● Required work
In the data below, find each line containing the string "this" and return it.

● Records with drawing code
-=-=-
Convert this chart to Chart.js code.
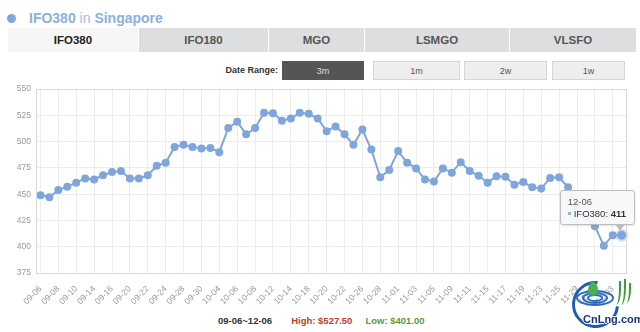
<!DOCTYPE html>
<html>
<head>
<meta charset="utf-8">
<script src="https://cdn.jsdelivr.net/npm/chart.js@4.4.1/dist/chart.umd.min.js"></script>
<style>
  body { margin: 0; width: 640px; height: 332px; background: #fff; position: relative; overflow: hidden;
         font-family: "Liberation Sans", Arial, sans-serif; }
  .title { position: absolute; left: 7px; top: 10px; font-size: 14px; color: #8cb0de; white-space: nowrap; }
  .title .dot { display: inline-block; width: 9px; height: 9px; border-radius: 50%; background: #7ea6e0;
                margin-right: 13px; vertical-align: 0px; }
  .title .in { color: #9fbbe0; }
  .tab { position: absolute; top: 28px; height: 24px; line-height: 24px; text-align: center; font-size: 11.5px;
         font-weight: bold; color: #555; background: #dcdedf; box-sizing: border-box; }
  .tab.on { background: #f6f6f6; color: #222; }
  .range-label { position: absolute; top: 61px; left: 180px; width: 98px; text-align: right; font-size: 9px;
                 font-weight: bold; color: #333; line-height: 19px; }
  .btn { position: absolute; top: 61px; height: 19px; line-height: 19px; text-align: center; font-size: 9px;
         color: #555; background: #eeeeee; border: 1px solid #d6d6d6; box-sizing: border-box; }
  .btn.on { background: #555; color: #ddd; border-color: #555; }
  #wrap { position: absolute; left: 0; top: 79px; width: 640px; height: 233px; }
  #tip { position: absolute; display: none; background: rgba(247,247,247,0.92); border: 1px solid #bdbdbd;
         border-radius: 3px; padding: 5px 8px 5px 7px; font-size: 9.5px; color: #333; white-space: nowrap;
         box-shadow: 0 1px 2px rgba(0,0,0,0.12); z-index: 3; }
  #tip .t { color: #555; margin-bottom: 1px; }
  #tip .sw { display: inline-block; width: 3px; height: 3px; background: #9ab4d8; margin-right: 3px; vertical-align: 2px; }
  #tip:after { content: ""; position: absolute; right: 9px; bottom: -7px; border-left: 5px solid transparent;
               border-right: 5px solid transparent; border-top: 7px solid #bdbdbd; }
  .summary { position: absolute; left: 218px; top: 315px; font-size: 9.5px; font-weight: bold; color: #333;
             white-space: nowrap; }
  .summary .hi { color: #b8412f; margin-left: 19px; }
  .summary .lo { color: #5c9a3c; margin-left: 13px; }
  .logo { position: absolute; left: 570px; top: 279px; width: 70px; height: 53px; }
  .logo .ring { position: absolute; left: 2px; top: 2px; width: 41px; height: 41px; border: 3px solid #1d5fae;
                border-top-color: transparent; border-radius: 50%; transform: rotate(50deg); }
  .logo .wave { position: absolute; border: 2px solid #2b6cc0; border-radius: 50%; }
  .logo .drop { position: absolute; left: 18px; top: 3px; width: 10px; height: 14px; background: #4caf50;
                border-radius: 50% 50% 50% 50% / 60% 60% 40% 40%; }
  .logo .txt { position: absolute; left: 13px; top: 34px; font-size: 11px; font-weight: bold; color: #17357a;
               text-shadow: 1px 0 0 #fff, -1px 0 0 #fff, 0 1px 0 #fff, 0 -1px 0 #fff; }
  .logo .grass { position: absolute; width: 5px; border-right: 2px solid #3c9b3c; border-radius: 0 0 70% 0; }
</style>
</head>
<body>
<div class="title"><span class="dot"></span><b>IFO380</b> <span class="in">in</span> <b>Singapore</b></div>

<div class="tab on" style="left:8px;width:130px">IFO380</div>
<div class="tab" style="left:139px;width:129px">IFO180</div>
<div class="tab" style="left:269px;width:95px">MGO</div>
<div class="tab" style="left:365px;width:144px">LSMGO</div>
<div class="tab" style="left:510px;width:126px">VLSFO</div>

<div class="range-label">Date Range:</div>
<div class="btn on" style="left:282px;width:82px">3m</div>
<div class="btn" style="left:373px;width:87px">1m</div>
<div class="btn" style="left:464px;width:83px">2w</div>
<div class="btn" style="left:552px;width:73px">1w</div>

<div id="wrap"><canvas id="chart" width="640" height="233"></canvas></div>
<div id="tip"></div>

<div class="summary">09-06~12-06<span class="hi">High: $527.50</span><span class="lo">Low: $401.00</span></div>

<div class="logo">
  <div class="ring"></div>
  <div class="wave" style="left:6px;top:11px;width:34px;height:12px"></div>
  <div class="wave" style="left:12px;top:13px;width:22px;height:8px"></div>
  <div class="wave" style="left:17px;top:15px;width:12px;height:4px"></div>
  <div class="drop"></div>
  <div class="grass" style="left:44px;top:2px;height:24px"></div>
  <div class="grass" style="left:49px;top:0px;height:26px"></div>
  <div class="grass" style="left:54px;top:4px;height:20px"></div>
  <div class="txt">CnLng.com</div>
</div>

<script>
const dates = [
  "09-06", "09-07", "09-08", "09-09", "09-10", "09-13", "09-14", "09-15", "09-16", "09-17",
  "09-20", "09-21", "09-22", "09-23", "09-24", "09-27", "09-28", "09-29", "09-30", "10-01",
  "10-04", "10-05", "10-06", "10-07", "10-08", "10-11", "10-12", "10-13", "10-14", "10-15",
  "10-18", "10-19", "10-20", "10-21", "10-22", "10-25", "10-26", "10-27", "10-28", "10-29",
  "11-01", "11-02", "11-03", "11-04", "11-05", "11-08", "11-09", "11-10", "11-11", "11-12",
  "11-15", "11-16", "11-17", "11-18", "11-19", "11-22", "11-23", "11-24", "11-25", "11-26",
  "11-29", "11-30", "12-01", "12-02", "12-03", "12-06"
];
const prices = [
  449, 447, 454, 457, 461, 465, 464, 468, 471, 472,
  465, 465, 468, 477, 480, 495, 497, 495, 493.5, 494,
  490, 513, 519, 507, 513, 527.5, 527, 520, 522, 527.5,
  526.5, 522, 510, 514.5, 507, 497, 511.5, 492.5, 466, 473,
  491, 480, 474.5, 464, 462, 474.5, 470.5, 480.5, 472, 467.5,
  461, 467, 466.5, 459, 461.5, 456.5, 455.5, 465.5, 466, 456.5,
  438, 428, 419.5, 401, 411, 411
];
const yTicks = { min: 375, max: 550, step: 25 };
const seriesName = "IFO380";
const lineColor = "#7fa6dc";

// light box round the whole plot area
const frame = {
  id: "frame",
  afterDraw(chart) {
    const { ctx, chartArea: a } = chart;
    ctx.save();
    ctx.strokeStyle = "#d9d9d9";
    ctx.lineWidth = 1;
    ctx.strokeRect(Math.round(a.left) + 0.5, Math.round(a.top) + 0.5,
                   Math.round(a.right - a.left), Math.round(a.bottom - a.top));
    ctx.restore();
  }
};

function tipHandler(context) {
  const tip = document.getElementById("tip");
  const t = context.tooltip;
  if (t.opacity === 0 || !t.dataPoints || !t.dataPoints.length) { tip.style.display = "none"; return; }
  const p = t.dataPoints[0];
  tip.innerHTML = '<div class="t">' + p.label + '</div><span class="sw"></span>' +
                  p.dataset.label + ': <b>' + p.formattedValue + '</b>';
  tip.style.display = "block";
  const box = context.chart.canvas.parentNode;
  const w = tip.offsetWidth, h = tip.offsetHeight;
  tip.style.left = (box.offsetLeft + t.caretX + 13 - w) + "px";
  tip.style.top = (box.offsetTop + t.caretY - 10 - h) + "px";
}

const chart = new Chart(document.getElementById("chart"), {
  type: "line",
  data: {
    labels: dates,
    datasets: [{
      label: seriesName,
      data: prices,
      borderColor: lineColor,
      backgroundColor: lineColor,
      borderWidth: 2,
      pointRadius: 3,
      pointHoverRadius: 4.5,
      pointHoverBorderWidth: 4,
      pointHoverBackgroundColor: lineColor,
      pointHoverBorderColor: "rgba(127,166,220,0.35)",
      tension: 0
    }]
  },
  options: {
    responsive: false,
    animation: false,
    layout: { padding: { top: 8, right: 10, left: 0, bottom: 0 } },
    plugins: {
      legend: { display: false },
      tooltip: { enabled: false, external: tipHandler }
    },
    scales: {
      x: {
        offset: true,
        border: { color: "#d9d9d9" },
        grid: { drawTicks: false, color: (c) => (c.index % 2 ? "rgba(0,0,0,0)" : "#ececec") },
        ticks: {
          autoSkip: false, maxRotation: 45, minRotation: 45, padding: 11,
          color: "#999", font: { family: "Liberation Sans", size: 8.5 },
          callback: (v, i) => (i % 2 ? "" : dates[i])
        },
        afterFit: (s) => { s.height = 39; }
      },
      y: {
        min: yTicks.min, max: yTicks.max,
        border: { color: "#d9d9d9" },
        grid: { drawTicks: false, color: "#ececec" },
        ticks: { stepSize: yTicks.step, padding: 5, color: "#999", font: { family: "Liberation Sans", size: 8.5 } },
        afterFit: (s) => { s.width = 36; }
      }
    }
  },
  plugins: [frame]
});

const last = prices.length - 1;
const el = chart.getDatasetMeta(0).data[last];
chart.setActiveElements([{ datasetIndex: 0, index: last }]);
chart.tooltip.setActiveElements([{ datasetIndex: 0, index: last }], { x: el.x, y: el.y });
chart.update();
</script>
</body>
</html>
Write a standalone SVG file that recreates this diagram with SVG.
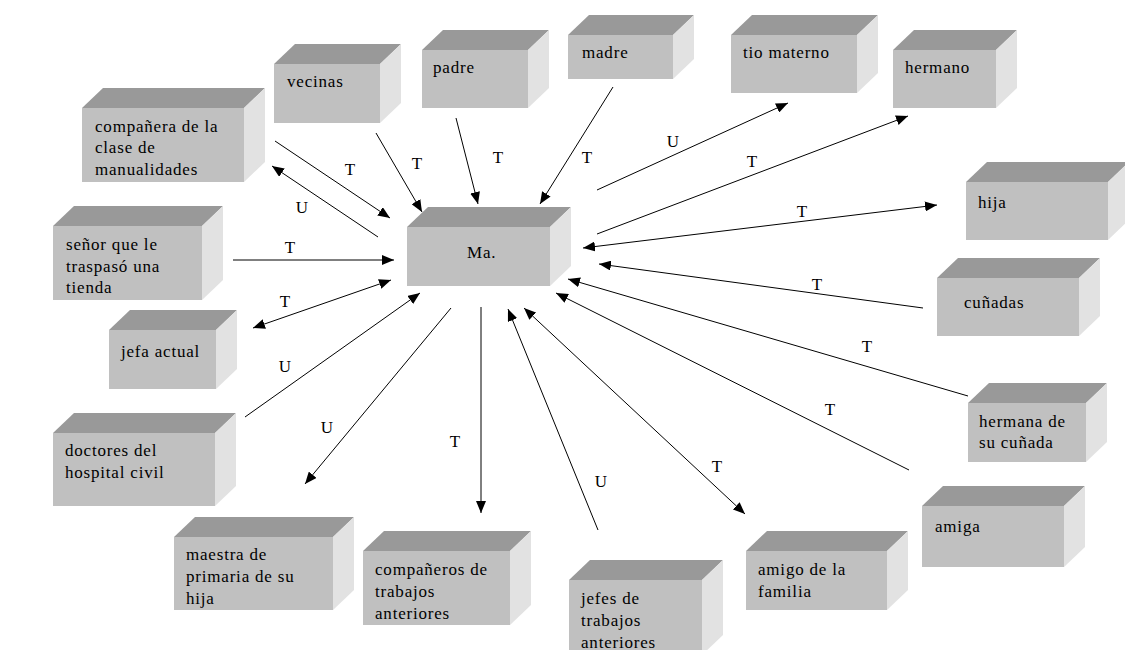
-=-=-
● Reply
Convert this chart to Chart.js code.
Write a standalone SVG file that recreates this diagram with SVG.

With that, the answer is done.